▸ Information supplied
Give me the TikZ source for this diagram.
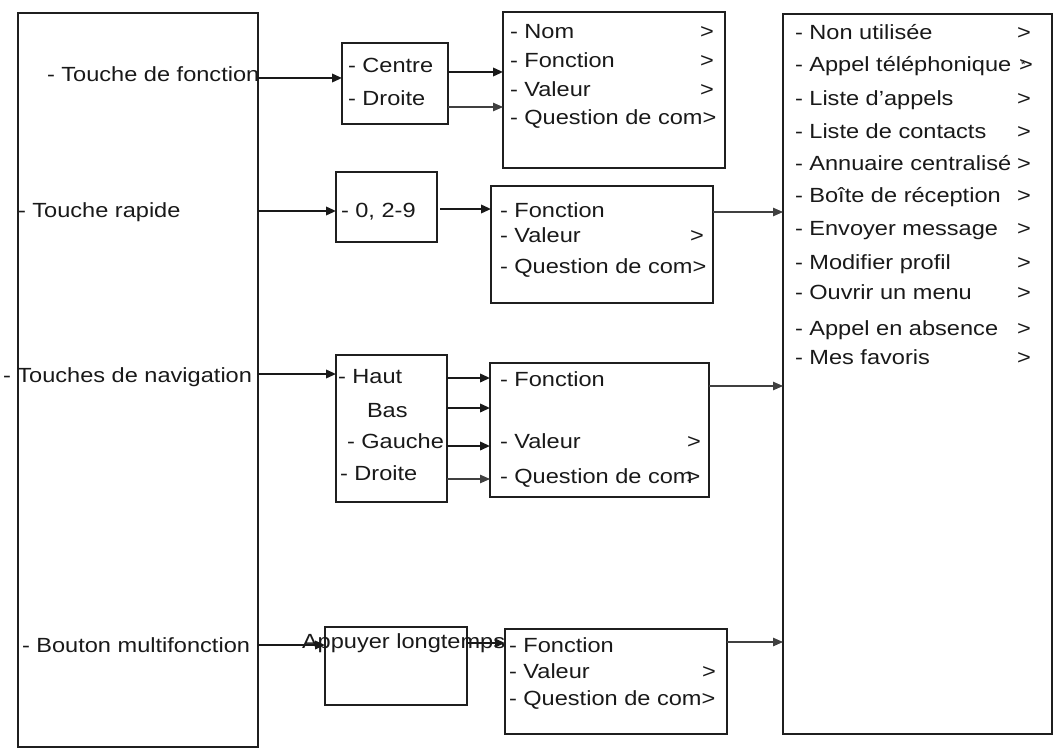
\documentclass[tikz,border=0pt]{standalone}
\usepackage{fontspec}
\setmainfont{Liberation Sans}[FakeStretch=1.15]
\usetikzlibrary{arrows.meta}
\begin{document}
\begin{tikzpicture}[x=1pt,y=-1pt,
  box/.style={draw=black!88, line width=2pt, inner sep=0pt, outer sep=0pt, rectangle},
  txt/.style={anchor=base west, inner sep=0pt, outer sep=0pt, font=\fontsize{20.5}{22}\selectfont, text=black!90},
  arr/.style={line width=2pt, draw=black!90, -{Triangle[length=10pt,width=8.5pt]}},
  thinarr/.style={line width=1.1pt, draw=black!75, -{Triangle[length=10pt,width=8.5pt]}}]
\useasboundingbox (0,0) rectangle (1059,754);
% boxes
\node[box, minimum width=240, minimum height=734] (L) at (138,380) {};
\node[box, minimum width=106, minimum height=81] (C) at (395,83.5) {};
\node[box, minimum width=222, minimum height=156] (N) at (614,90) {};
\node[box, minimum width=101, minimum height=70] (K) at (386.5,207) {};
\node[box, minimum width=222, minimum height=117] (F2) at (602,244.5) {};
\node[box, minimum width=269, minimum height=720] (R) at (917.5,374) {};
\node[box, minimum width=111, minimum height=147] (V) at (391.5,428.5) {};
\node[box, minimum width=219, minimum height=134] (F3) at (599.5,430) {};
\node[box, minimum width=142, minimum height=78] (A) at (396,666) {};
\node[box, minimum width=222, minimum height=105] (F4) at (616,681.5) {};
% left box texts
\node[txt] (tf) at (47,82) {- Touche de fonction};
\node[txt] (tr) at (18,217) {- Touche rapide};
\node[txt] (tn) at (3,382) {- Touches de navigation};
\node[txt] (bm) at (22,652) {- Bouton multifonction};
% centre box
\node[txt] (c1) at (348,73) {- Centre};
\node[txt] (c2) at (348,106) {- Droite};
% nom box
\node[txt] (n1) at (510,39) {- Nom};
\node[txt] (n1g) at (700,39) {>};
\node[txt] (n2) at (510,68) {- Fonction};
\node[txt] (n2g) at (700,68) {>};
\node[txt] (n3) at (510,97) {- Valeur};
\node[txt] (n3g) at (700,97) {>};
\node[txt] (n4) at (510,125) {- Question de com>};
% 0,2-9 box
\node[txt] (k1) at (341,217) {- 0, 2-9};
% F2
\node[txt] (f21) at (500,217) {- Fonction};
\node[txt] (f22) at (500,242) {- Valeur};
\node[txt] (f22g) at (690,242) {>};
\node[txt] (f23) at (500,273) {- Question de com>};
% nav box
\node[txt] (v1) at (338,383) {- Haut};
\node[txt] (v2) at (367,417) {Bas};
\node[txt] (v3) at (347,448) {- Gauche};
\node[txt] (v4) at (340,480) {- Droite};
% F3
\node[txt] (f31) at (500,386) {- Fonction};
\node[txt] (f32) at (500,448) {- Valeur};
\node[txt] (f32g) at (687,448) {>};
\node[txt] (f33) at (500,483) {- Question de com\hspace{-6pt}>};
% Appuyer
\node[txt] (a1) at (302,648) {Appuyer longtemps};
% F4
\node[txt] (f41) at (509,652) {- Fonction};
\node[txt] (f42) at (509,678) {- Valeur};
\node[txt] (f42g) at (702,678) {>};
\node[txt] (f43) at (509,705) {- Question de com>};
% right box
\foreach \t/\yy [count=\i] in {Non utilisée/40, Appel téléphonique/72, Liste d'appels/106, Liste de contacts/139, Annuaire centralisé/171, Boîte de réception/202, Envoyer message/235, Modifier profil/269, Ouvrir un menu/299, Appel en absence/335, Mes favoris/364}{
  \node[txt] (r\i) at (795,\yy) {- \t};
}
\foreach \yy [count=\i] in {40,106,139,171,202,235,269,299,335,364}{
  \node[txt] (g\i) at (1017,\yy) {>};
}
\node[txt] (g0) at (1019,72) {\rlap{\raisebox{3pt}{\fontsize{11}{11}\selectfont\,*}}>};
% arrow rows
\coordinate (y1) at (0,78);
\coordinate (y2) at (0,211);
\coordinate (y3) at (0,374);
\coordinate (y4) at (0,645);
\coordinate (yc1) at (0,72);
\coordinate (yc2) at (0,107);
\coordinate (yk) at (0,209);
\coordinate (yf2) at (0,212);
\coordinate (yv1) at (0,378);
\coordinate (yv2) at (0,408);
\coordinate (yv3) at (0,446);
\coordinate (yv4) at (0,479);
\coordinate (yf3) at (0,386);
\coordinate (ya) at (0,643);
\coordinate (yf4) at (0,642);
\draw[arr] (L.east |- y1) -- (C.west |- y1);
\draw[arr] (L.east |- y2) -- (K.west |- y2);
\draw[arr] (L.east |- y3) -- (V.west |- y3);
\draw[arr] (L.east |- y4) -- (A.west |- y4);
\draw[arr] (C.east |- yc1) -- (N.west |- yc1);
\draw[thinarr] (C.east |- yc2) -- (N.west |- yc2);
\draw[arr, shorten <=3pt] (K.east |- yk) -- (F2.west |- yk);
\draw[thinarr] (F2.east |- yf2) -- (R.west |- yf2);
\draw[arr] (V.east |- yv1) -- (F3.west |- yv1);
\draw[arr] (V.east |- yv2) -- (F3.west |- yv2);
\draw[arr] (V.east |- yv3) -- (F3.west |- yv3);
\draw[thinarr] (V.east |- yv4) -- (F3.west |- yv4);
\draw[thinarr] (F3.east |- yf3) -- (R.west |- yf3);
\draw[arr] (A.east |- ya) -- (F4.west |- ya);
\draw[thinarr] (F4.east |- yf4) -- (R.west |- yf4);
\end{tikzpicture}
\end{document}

▸ Exercise
Print out the whole of the material word for word, without pictures.

▸ Output
Give me the TikZ source for this diagram.
\documentclass[tikz,border=0pt]{standalone}
\usepackage{fontspec}
\setmainfont{Liberation Sans}[FakeStretch=1.15]
\usetikzlibrary{arrows.meta}
\begin{document}
\begin{tikzpicture}[x=1pt,y=-1pt,
  box/.style={draw=black!88, line width=2pt, inner sep=0pt, outer sep=0pt, rectangle},
  txt/.style={anchor=base west, inner sep=0pt, outer sep=0pt, font=\fontsize{20.5}{22}\selectfont, text=black!90},
  arr/.style={line width=2pt, draw=black!90, -{Triangle[length=10pt,width=8.5pt]}},
  thinarr/.style={line width=1.1pt, draw=black!75, -{Triangle[length=10pt,width=8.5pt]}}]
\useasboundingbox (0,0) rectangle (1059,754);
% boxes
\node[box, minimum width=240, minimum height=734] (L) at (138,380) {};
\node[box, minimum width=106, minimum height=81] (C) at (395,83.5) {};
\node[box, minimum width=222, minimum height=156] (N) at (614,90) {};
\node[box, minimum width=101, minimum height=70] (K) at (386.5,207) {};
\node[box, minimum width=222, minimum height=117] (F2) at (602,244.5) {};
\node[box, minimum width=269, minimum height=720] (R) at (917.5,374) {};
\node[box, minimum width=111, minimum height=147] (V) at (391.5,428.5) {};
\node[box, minimum width=219, minimum height=134] (F3) at (599.5,430) {};
\node[box, minimum width=142, minimum height=78] (A) at (396,666) {};
\node[box, minimum width=222, minimum height=105] (F4) at (616,681.5) {};
% left box texts
\node[txt] (tf) at (47,82) {- Touche de fonction};
\node[txt] (tr) at (18,217) {- Touche rapide};
\node[txt] (tn) at (3,382) {- Touches de navigation};
\node[txt] (bm) at (22,652) {- Bouton multifonction};
% centre box
\node[txt] (c1) at (348,73) {- Centre};
\node[txt] (c2) at (348,106) {- Droite};
% nom box
\node[txt] (n1) at (510,39) {- Nom};
\node[txt] (n1g) at (700,39) {>};
\node[txt] (n2) at (510,68) {- Fonction};
\node[txt] (n2g) at (700,68) {>};
\node[txt] (n3) at (510,97) {- Valeur};
\node[txt] (n3g) at (700,97) {>};
\node[txt] (n4) at (510,125) {- Question de com>};
% 0,2-9 box
\node[txt] (k1) at (341,217) {- 0, 2-9};
% F2
\node[txt] (f21) at (500,217) {- Fonction};
\node[txt] (f22) at (500,242) {- Valeur};
\node[txt] (f22g) at (690,242) {>};
\node[txt] (f23) at (500,273) {- Question de com>};
% nav box
\node[txt] (v1) at (338,383) {- Haut};
\node[txt] (v2) at (367,417) {Bas};
\node[txt] (v3) at (347,448) {- Gauche};
\node[txt] (v4) at (340,480) {- Droite};
% F3
\node[txt] (f31) at (500,386) {- Fonction};
\node[txt] (f32) at (500,448) {- Valeur};
\node[txt] (f32g) at (687,448) {>};
\node[txt] (f33) at (500,483) {- Question de com\hspace{-6pt}>};
% Appuyer
\node[txt] (a1) at (302,648) {Appuyer longtemps};
% F4
\node[txt] (f41) at (509,652) {- Fonction};
\node[txt] (f42) at (509,678) {- Valeur};
\node[txt] (f42g) at (702,678) {>};
\node[txt] (f43) at (509,705) {- Question de com>};
% right box
\foreach \t/\yy [count=\i] in {Non utilisée/40, Appel téléphonique/72, Liste d'appels/106, Liste de contacts/139, Annuaire centralisé/171, Boîte de réception/202, Envoyer message/235, Modifier profil/269, Ouvrir un menu/299, Appel en absence/335, Mes favoris/364}{
  \node[txt] (r\i) at (795,\yy) {- \t};
}
\foreach \yy [count=\i] in {40,106,139,171,202,235,269,299,335,364}{
  \node[txt] (g\i) at (1017,\yy) {>};
}
\node[txt] (g0) at (1019,72) {\rlap{\raisebox{3pt}{\fontsize{11}{11}\selectfont\,*}}>};
% arrow rows
\coordinate (y1) at (0,78);
\coordinate (y2) at (0,211);
\coordinate (y3) at (0,374);
\coordinate (y4) at (0,645);
\coordinate (yc1) at (0,72);
\coordinate (yc2) at (0,107);
\coordinate (yk) at (0,209);
\coordinate (yf2) at (0,212);
\coordinate (yv1) at (0,378);
\coordinate (yv2) at (0,408);
\coordinate (yv3) at (0,446);
\coordinate (yv4) at (0,479);
\coordinate (yf3) at (0,386);
\coordinate (ya) at (0,643);
\coordinate (yf4) at (0,642);
\draw[arr] (L.east |- y1) -- (C.west |- y1);
\draw[arr] (L.east |- y2) -- (K.west |- y2);
\draw[arr] (L.east |- y3) -- (V.west |- y3);
\draw[arr] (L.east |- y4) -- (A.west |- y4);
\draw[arr] (C.east |- yc1) -- (N.west |- yc1);
\draw[thinarr] (C.east |- yc2) -- (N.west |- yc2);
\draw[arr, shorten <=3pt] (K.east |- yk) -- (F2.west |- yk);
\draw[thinarr] (F2.east |- yf2) -- (R.west |- yf2);
\draw[arr] (V.east |- yv1) -- (F3.west |- yv1);
\draw[arr] (V.east |- yv2) -- (F3.west |- yv2);
\draw[arr] (V.east |- yv3) -- (F3.west |- yv3);
\draw[thinarr] (V.east |- yv4) -- (F3.west |- yv4);
\draw[thinarr] (F3.east |- yf3) -- (R.west |- yf3);
\draw[arr] (A.east |- ya) -- (F4.west |- ya);
\draw[thinarr] (F4.east |- yf4) -- (R.west |- yf4);
\end{tikzpicture}
\end{document}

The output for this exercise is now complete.